OBJECTIVE:
Your task is to transcribe all of the data below exactly, omitting the images.

SOURCE MATERIAL:

----------

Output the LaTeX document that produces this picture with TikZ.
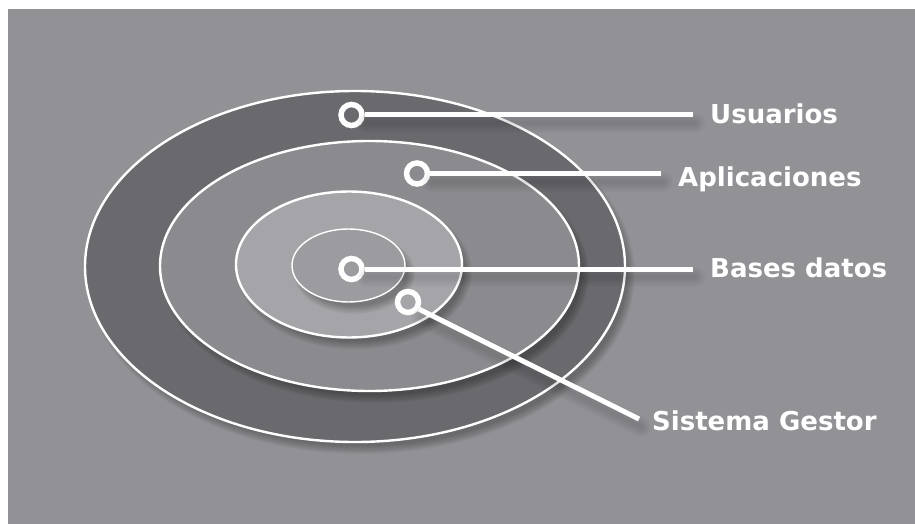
\documentclass[tikz,border=0pt]{standalone}
\usepackage{fontspec}
\setmainfont{DejaVu Sans}
\definecolor{bgc}{HTML}{929296}
\definecolor{ringA}{HTML}{6A6A6E}
\definecolor{ringB}{HTML}{8B8B8F}
\definecolor{ringC}{HTML}{A5A5A9}
\definecolor{ringD}{HTML}{9C9CA0}
\newcommand\softshade[4]{%
  \foreach \i in {1,...,9}{%
    \fill[black,opacity=0.03] (#1+6,#2+8) ellipse ({#3+\i-5} and {#4+\i-5});%
  }}
\begin{document}
\begin{tikzpicture}[x=1pt,y=-1pt,
  marker/.style={circle,draw=white,line width=5.5pt,minimum size=21pt,inner sep=0pt},
  conn/.style={white,line width=5pt},
  connshade/.style={black,opacity=0.025,line width=#1,line cap=round,transform canvas={shift={(2pt,-8pt)}}},
  lab/.style={text=white,font=\bfseries\fontsize{26}{30}\selectfont,anchor=base west,inner sep=0pt},
  ringline/.style={draw=white,line width=2.4pt}]
\useasboundingbox (0,0) rectangle (915,524);
\fill[white] (0,0) rectangle (915,524);
\fill[bgc] (8,9) rectangle (915,524);

% rings with soft shadows
\softshade{355}{266.5}{270}{175.5}
\fill[ringA] (355,266.5) ellipse (270 and 175.5);
\draw[ringline] (355,266.5) ellipse (270 and 175.5);

\softshade{369.5}{266}{209.5}{125}
\fill[ringB] (369.5,266) ellipse (209.5 and 125);
\draw[ringline] (369.5,266) ellipse (209.5 and 125);

\softshade{349}{264.5}{113}{73}
\fill[ringC] (349,264.5) ellipse (113 and 73);
\draw[ringline] (349,264.5) ellipse (113 and 73);

\softshade{348.5}{265.5}{56.5}{36.5}
\fill[ringD] (348.5,265.5) ellipse (56.5 and 36.5);
\draw[white,line width=1.4pt] (348.5,265.5) ellipse (56.5 and 36.5);

% markers
\node[marker] (mU) at (351.5,115) {};
\node[marker] (mA) at (417,173.5) {};
\node[marker] (mB) at (351.5,269) {};
\node[marker] (mS) at (408,302) {};

% line ends
\coordinate (eU) at (693,115);
\coordinate (eA) at (661,173.5);
\coordinate (eB) at (693,269);
\coordinate (eS) at (639,419);

% connector shadows (soft)
\foreach \w in {4pt,8pt,12pt,16pt,20pt}{
  \draw[connshade=\w] (mU.east) -- (eU);
  \draw[connshade=\w] (mA.east) -- (eA);
  \draw[connshade=\w] (mB.east) -- (eB);
  \draw[connshade=\w] (mS.-33) -- (eS);
}

% connectors
\draw[conn] (mU.east) -- (eU);
\draw[conn] (mA.east) -- (eA);
\draw[conn] (mB.east) -- (eB);
\draw[conn] (mS.-33) -- (eS);

% labels
\node[lab] (lU) at (710,124) {Usuarios};
\node[lab] (lA) at (678,186) {Aplicaciones};
\node[lab] (lB) at (710,277) {Bases datos};
\node[lab] (lS) at (652,430) {Sistema Gestor};
\end{tikzpicture}
\end{document}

----------

ANSWER TO THE TASK:
Output the LaTeX document that produces this picture with TikZ.
\documentclass[tikz,border=0pt]{standalone}
\usepackage{fontspec}
\setmainfont{DejaVu Sans}
\definecolor{bgc}{HTML}{929296}
\definecolor{ringA}{HTML}{6A6A6E}
\definecolor{ringB}{HTML}{8B8B8F}
\definecolor{ringC}{HTML}{A5A5A9}
\definecolor{ringD}{HTML}{9C9CA0}
\newcommand\softshade[4]{%
  \foreach \i in {1,...,9}{%
    \fill[black,opacity=0.03] (#1+6,#2+8) ellipse ({#3+\i-5} and {#4+\i-5});%
  }}
\begin{document}
\begin{tikzpicture}[x=1pt,y=-1pt,
  marker/.style={circle,draw=white,line width=5.5pt,minimum size=21pt,inner sep=0pt},
  conn/.style={white,line width=5pt},
  connshade/.style={black,opacity=0.025,line width=#1,line cap=round,transform canvas={shift={(2pt,-8pt)}}},
  lab/.style={text=white,font=\bfseries\fontsize{26}{30}\selectfont,anchor=base west,inner sep=0pt},
  ringline/.style={draw=white,line width=2.4pt}]
\useasboundingbox (0,0) rectangle (915,524);
\fill[white] (0,0) rectangle (915,524);
\fill[bgc] (8,9) rectangle (915,524);

% rings with soft shadows
\softshade{355}{266.5}{270}{175.5}
\fill[ringA] (355,266.5) ellipse (270 and 175.5);
\draw[ringline] (355,266.5) ellipse (270 and 175.5);

\softshade{369.5}{266}{209.5}{125}
\fill[ringB] (369.5,266) ellipse (209.5 and 125);
\draw[ringline] (369.5,266) ellipse (209.5 and 125);

\softshade{349}{264.5}{113}{73}
\fill[ringC] (349,264.5) ellipse (113 and 73);
\draw[ringline] (349,264.5) ellipse (113 and 73);

\softshade{348.5}{265.5}{56.5}{36.5}
\fill[ringD] (348.5,265.5) ellipse (56.5 and 36.5);
\draw[white,line width=1.4pt] (348.5,265.5) ellipse (56.5 and 36.5);

% markers
\node[marker] (mU) at (351.5,115) {};
\node[marker] (mA) at (417,173.5) {};
\node[marker] (mB) at (351.5,269) {};
\node[marker] (mS) at (408,302) {};

% line ends
\coordinate (eU) at (693,115);
\coordinate (eA) at (661,173.5);
\coordinate (eB) at (693,269);
\coordinate (eS) at (639,419);

% connector shadows (soft)
\foreach \w in {4pt,8pt,12pt,16pt,20pt}{
  \draw[connshade=\w] (mU.east) -- (eU);
  \draw[connshade=\w] (mA.east) -- (eA);
  \draw[connshade=\w] (mB.east) -- (eB);
  \draw[connshade=\w] (mS.-33) -- (eS);
}

% connectors
\draw[conn] (mU.east) -- (eU);
\draw[conn] (mA.east) -- (eA);
\draw[conn] (mB.east) -- (eB);
\draw[conn] (mS.-33) -- (eS);

% labels
\node[lab] (lU) at (710,124) {Usuarios};
\node[lab] (lA) at (678,186) {Aplicaciones};
\node[lab] (lB) at (710,277) {Bases datos};
\node[lab] (lS) at (652,430) {Sistema Gestor};
\end{tikzpicture}
\end{document}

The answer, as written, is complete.